*Set problem*. Below is a listing; print exactly its lines from the one containing "Emit a web page" down to the one containing "const colors = ['#e9e9f4', '#7676b8'];", both inclusive, with every picture left out.

-- start of Material for this exercise --

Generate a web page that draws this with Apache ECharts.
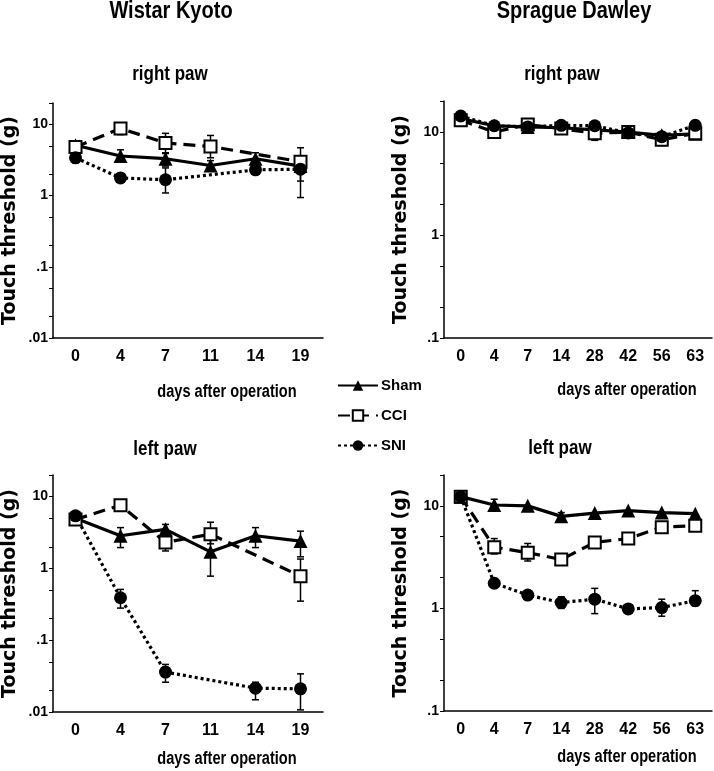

-- end of Material for this exercise --
-- start of Material for this exercise --

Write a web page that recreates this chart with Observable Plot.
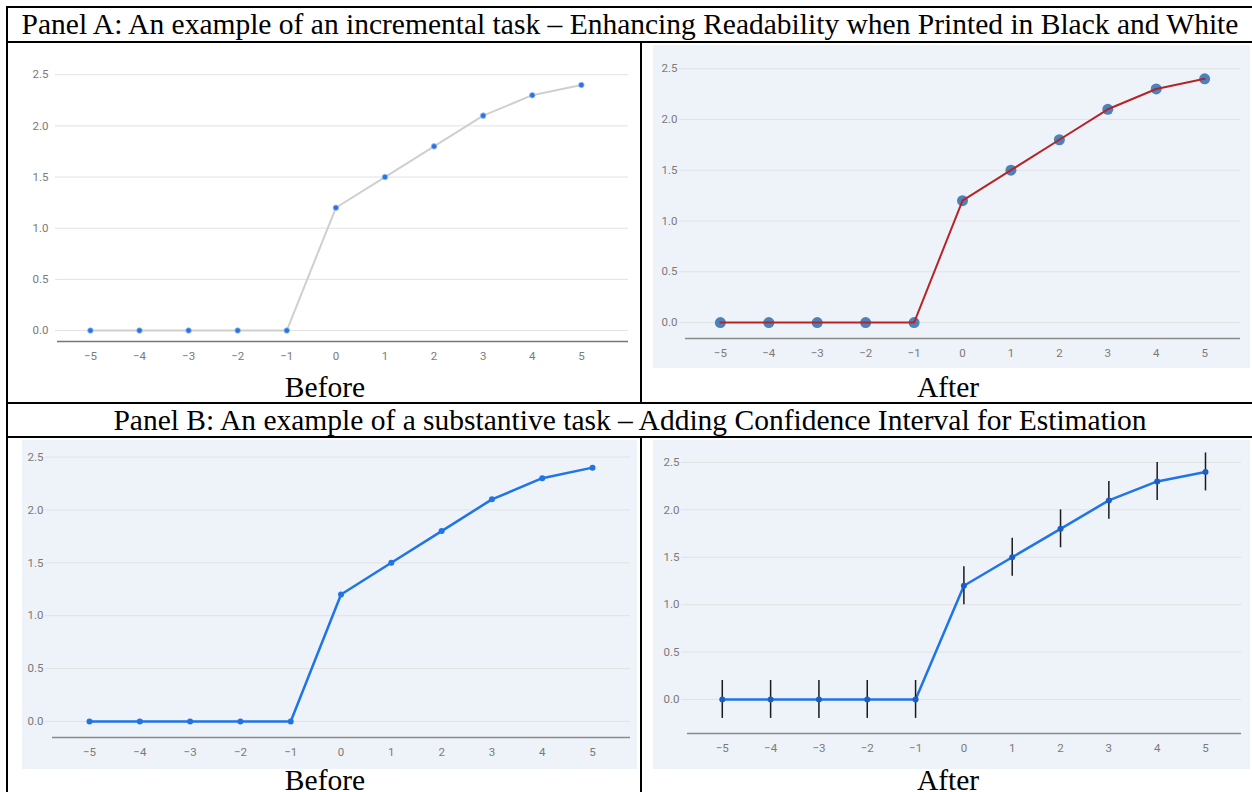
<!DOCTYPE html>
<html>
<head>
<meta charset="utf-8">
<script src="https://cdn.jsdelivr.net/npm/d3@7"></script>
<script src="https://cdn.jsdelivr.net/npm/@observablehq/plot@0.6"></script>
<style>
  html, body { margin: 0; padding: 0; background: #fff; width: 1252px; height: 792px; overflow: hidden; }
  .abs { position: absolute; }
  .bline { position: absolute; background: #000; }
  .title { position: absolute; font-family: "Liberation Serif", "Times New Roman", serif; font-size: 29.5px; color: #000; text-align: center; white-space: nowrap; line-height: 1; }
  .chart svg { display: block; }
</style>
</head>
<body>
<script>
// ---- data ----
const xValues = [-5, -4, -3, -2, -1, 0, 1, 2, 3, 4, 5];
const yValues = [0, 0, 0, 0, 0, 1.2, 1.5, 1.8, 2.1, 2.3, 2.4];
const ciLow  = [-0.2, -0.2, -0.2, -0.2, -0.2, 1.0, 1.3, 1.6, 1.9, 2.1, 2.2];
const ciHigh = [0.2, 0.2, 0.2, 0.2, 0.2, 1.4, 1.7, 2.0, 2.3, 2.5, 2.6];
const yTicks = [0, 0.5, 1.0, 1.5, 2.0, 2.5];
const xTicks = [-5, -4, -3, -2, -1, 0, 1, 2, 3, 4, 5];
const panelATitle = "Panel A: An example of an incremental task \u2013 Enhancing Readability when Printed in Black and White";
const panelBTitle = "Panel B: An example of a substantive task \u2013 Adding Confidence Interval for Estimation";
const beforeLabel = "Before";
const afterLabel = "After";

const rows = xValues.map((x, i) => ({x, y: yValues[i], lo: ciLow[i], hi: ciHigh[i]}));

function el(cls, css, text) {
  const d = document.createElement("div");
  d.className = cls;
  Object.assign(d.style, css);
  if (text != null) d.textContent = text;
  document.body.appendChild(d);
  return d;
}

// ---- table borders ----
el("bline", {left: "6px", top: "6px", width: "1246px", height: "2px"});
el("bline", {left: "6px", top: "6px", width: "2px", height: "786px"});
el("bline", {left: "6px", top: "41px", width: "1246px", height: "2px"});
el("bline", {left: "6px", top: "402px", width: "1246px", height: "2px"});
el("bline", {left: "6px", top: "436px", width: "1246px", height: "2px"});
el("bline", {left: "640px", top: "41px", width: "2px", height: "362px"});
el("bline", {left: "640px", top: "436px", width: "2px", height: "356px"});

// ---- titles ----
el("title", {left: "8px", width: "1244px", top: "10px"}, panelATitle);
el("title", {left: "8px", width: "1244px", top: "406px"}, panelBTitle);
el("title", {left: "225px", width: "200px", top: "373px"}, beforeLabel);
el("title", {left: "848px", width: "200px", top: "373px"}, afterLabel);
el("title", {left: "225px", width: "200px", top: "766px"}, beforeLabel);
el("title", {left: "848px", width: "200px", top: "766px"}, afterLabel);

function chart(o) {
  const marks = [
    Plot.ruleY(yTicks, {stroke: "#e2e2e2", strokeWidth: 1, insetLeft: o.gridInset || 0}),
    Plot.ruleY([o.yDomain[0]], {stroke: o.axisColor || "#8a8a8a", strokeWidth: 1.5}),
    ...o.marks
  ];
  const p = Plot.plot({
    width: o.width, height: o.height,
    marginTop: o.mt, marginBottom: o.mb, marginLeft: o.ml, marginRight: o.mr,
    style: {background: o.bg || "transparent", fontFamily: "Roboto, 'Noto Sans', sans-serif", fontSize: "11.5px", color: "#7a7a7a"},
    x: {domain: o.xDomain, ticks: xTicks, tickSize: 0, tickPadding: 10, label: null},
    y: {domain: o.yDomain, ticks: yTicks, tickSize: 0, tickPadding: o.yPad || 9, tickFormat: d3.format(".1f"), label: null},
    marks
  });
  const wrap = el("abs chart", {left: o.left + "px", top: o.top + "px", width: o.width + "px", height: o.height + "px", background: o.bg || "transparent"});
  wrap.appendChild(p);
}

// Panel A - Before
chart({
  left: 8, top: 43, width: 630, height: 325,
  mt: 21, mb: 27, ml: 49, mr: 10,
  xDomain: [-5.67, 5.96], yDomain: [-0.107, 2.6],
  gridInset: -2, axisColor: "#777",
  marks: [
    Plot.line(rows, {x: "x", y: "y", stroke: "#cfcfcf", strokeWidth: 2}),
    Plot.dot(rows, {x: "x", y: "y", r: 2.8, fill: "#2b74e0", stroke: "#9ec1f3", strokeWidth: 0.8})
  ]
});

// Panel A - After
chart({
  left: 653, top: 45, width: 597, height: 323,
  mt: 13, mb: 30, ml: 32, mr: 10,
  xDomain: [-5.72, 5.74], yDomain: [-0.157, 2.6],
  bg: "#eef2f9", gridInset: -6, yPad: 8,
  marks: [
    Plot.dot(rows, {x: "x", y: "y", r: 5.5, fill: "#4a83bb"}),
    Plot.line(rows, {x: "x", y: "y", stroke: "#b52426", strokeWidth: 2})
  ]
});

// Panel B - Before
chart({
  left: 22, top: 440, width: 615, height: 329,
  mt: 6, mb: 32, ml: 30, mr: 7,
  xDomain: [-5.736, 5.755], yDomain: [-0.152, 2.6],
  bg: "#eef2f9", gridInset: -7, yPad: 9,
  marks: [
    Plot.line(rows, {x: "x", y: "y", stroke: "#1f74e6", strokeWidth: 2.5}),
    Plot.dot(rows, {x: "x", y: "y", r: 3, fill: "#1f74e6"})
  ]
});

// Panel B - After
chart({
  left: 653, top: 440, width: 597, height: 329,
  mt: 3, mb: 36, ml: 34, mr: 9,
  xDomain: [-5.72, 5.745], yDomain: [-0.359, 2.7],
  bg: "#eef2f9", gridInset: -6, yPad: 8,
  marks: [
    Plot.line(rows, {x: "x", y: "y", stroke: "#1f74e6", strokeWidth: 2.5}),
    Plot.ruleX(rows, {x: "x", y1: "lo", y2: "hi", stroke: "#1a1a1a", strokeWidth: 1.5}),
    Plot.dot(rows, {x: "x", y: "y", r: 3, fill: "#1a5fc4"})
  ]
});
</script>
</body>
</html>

-- end of Material for this exercise --
-- start of Material for this exercise --

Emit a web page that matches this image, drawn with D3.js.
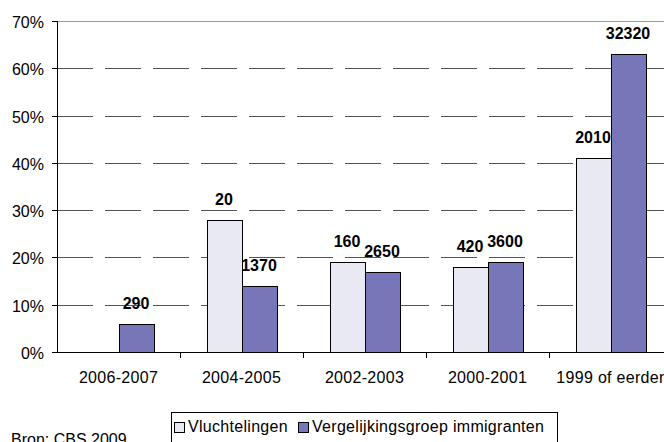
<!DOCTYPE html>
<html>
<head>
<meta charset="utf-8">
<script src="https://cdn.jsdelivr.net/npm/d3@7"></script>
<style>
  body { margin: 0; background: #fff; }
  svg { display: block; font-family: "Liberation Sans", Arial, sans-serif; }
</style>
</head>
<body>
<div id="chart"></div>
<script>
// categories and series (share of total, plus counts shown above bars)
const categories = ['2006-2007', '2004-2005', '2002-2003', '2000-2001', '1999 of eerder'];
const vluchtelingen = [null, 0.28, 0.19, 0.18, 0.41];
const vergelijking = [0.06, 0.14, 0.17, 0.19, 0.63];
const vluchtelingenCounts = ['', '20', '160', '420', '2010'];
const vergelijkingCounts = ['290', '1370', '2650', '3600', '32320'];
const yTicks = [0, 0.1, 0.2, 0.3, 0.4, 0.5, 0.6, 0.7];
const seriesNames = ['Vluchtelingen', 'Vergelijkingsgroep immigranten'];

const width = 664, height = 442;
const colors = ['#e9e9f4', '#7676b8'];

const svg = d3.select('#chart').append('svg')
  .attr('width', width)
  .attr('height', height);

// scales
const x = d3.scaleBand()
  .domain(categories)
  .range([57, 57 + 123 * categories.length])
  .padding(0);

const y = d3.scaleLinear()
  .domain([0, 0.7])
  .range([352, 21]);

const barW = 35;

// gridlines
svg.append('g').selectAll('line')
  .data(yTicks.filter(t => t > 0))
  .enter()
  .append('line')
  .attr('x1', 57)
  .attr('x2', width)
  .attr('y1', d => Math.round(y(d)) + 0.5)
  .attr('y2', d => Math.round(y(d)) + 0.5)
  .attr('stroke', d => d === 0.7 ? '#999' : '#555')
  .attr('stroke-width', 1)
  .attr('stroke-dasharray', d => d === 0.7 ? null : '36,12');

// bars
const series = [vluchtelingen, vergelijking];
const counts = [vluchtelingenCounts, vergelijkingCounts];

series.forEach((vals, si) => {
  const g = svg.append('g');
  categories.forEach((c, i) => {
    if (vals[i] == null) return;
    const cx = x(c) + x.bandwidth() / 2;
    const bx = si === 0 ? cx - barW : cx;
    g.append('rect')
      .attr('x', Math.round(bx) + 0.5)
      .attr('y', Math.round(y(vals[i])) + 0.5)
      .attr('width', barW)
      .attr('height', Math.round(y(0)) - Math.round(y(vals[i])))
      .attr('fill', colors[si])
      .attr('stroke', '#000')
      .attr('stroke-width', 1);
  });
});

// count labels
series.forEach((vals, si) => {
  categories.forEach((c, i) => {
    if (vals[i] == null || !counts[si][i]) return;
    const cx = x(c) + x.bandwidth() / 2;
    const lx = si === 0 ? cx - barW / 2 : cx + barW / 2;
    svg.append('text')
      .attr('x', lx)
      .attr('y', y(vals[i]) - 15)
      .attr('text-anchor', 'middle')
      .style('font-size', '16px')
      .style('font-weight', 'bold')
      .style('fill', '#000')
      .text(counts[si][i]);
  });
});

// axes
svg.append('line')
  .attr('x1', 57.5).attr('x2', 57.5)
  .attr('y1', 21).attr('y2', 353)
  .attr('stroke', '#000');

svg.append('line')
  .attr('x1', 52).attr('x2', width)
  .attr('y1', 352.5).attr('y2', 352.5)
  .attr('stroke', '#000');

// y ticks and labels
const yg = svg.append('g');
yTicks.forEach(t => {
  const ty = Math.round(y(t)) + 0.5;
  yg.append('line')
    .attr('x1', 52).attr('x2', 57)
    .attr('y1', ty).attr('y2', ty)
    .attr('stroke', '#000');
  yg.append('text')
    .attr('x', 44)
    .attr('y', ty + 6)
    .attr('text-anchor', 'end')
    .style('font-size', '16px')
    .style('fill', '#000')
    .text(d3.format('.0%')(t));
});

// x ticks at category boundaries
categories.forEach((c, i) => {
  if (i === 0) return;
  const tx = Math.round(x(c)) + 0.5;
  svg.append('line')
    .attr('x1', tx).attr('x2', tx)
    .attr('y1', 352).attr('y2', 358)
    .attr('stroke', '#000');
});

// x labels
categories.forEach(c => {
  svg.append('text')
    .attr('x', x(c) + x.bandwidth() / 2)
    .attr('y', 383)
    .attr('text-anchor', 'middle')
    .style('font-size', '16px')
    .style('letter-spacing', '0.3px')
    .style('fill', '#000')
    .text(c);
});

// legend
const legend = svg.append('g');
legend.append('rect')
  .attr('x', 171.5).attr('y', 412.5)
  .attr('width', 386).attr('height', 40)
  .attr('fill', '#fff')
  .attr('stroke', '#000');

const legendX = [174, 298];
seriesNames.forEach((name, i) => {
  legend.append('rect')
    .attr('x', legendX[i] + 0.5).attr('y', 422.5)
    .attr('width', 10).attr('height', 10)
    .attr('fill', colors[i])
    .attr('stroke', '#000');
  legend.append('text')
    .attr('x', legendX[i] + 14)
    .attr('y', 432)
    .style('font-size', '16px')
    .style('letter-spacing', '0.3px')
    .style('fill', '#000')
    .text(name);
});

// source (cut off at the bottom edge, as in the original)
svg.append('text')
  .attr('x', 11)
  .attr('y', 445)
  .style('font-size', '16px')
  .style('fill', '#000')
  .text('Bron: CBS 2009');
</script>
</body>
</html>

-- end of Material for this exercise --

*Solved exercise*.
Emit a web page that matches this image, drawn with D3.js.
<!DOCTYPE html>
<html>
<head>
<meta charset="utf-8">
<script src="https://cdn.jsdelivr.net/npm/d3@7"></script>
<style>
  body { margin: 0; background: #fff; }
  svg { display: block; font-family: "Liberation Sans", Arial, sans-serif; }
</style>
</head>
<body>
<div id="chart"></div>
<script>
// categories and series (share of total, plus counts shown above bars)
const categories = ['2006-2007', '2004-2005', '2002-2003', '2000-2001', '1999 of eerder'];
const vluchtelingen = [null, 0.28, 0.19, 0.18, 0.41];
const vergelijking = [0.06, 0.14, 0.17, 0.19, 0.63];
const vluchtelingenCounts = ['', '20', '160', '420', '2010'];
const vergelijkingCounts = ['290', '1370', '2650', '3600', '32320'];
const yTicks = [0, 0.1, 0.2, 0.3, 0.4, 0.5, 0.6, 0.7];
const seriesNames = ['Vluchtelingen', 'Vergelijkingsgroep immigranten'];

const width = 664, height = 442;
const colors = ['#e9e9f4', '#7676b8'];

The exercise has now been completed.